Neither comprehensive immigration reform, passed by the Senate but stalled in the House, nor a “grand bargain” on fiscal policy made it into law. Indeed, given the deep divisions on the Hill, we may look back on the 16-day government shutdown and the avoided default as major accomplishments of 2013. A conference committee is discussing a budgetary package for fiscal 2014, which will be considered a success if it slightly loosens the so-called sequester’s grip on spending priorities while avoiding another partial shutdown in January.
The lack of new laws is not a surprise, given partisan divisions. Less noticed, but arguably more depressing, is the number of existing federal programs still limping along under short-term extensions of outdated policy because Republicans and Democrats cannot agree on the terms of their reauthorization.
This category includes programs for low-income Americans, such as Temporary Assistance for Needy Families, and the farm bill, which includes a raft of agribusiness subsidies and regulations as well as food stamps; without its passage, dairy prices will go through the roof in January — for reasons only ag-law experts understand.
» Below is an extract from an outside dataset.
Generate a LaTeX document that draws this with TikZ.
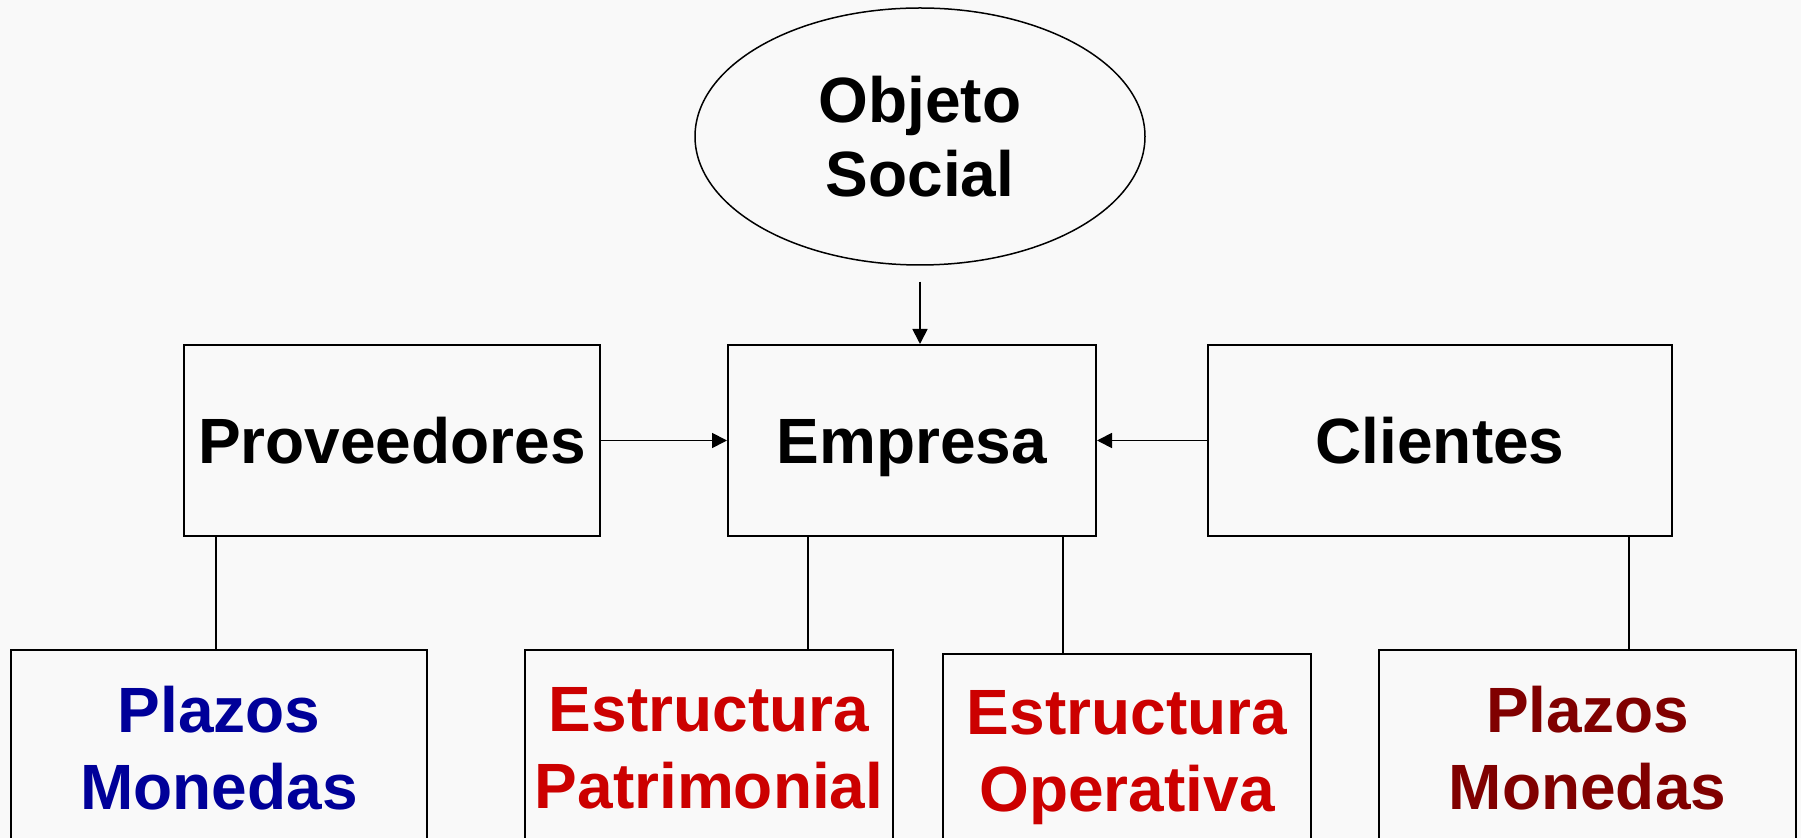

There was some hope that this might be the year Congress finally came up with a permanent solution to the perennial “doc fix” — staving off scheduled cuts to Medicare physician reimbursements that Congress adopted in 1997 but that doctors argue would drive many of them out of work. This year, the Congressional Budget Office announced that a permanent doc fix would cost $136 billion over 10 years, a dramatic reduction from previous estimates. The lower estimate is attributable to slowing inflation of overall health costs. Prompted by that good news, House and Senate tax-writing committees developed a “framework” for the doc fix, but they still haven’t come up with a convincing way to pay for it.
And now the annual defense authorization bill is caught up in the wrangling. For each of the last 51 years, Congress has passed a fresh law setting forth policy for the Pentagon. National security — and the billions in spending for constituents back home — compelled the House and Senate to act. Alas, the bill has stalled in the Senate, partly because of Sen. David Vitter’s, R-La., time-consuming attempt to attach an anti-Obamacare amendment to a separate bill, partly because of Republican demands to offer more amendments than Majority Leader Harry Reid, D-Nev., wants and partly because of controversy over reforming the military’s sexual-assault prosecutions. Unless this knot can be untangled, the casualty list of congressional dysfunction will grow to include the most basic federal responsibility of all: national defense.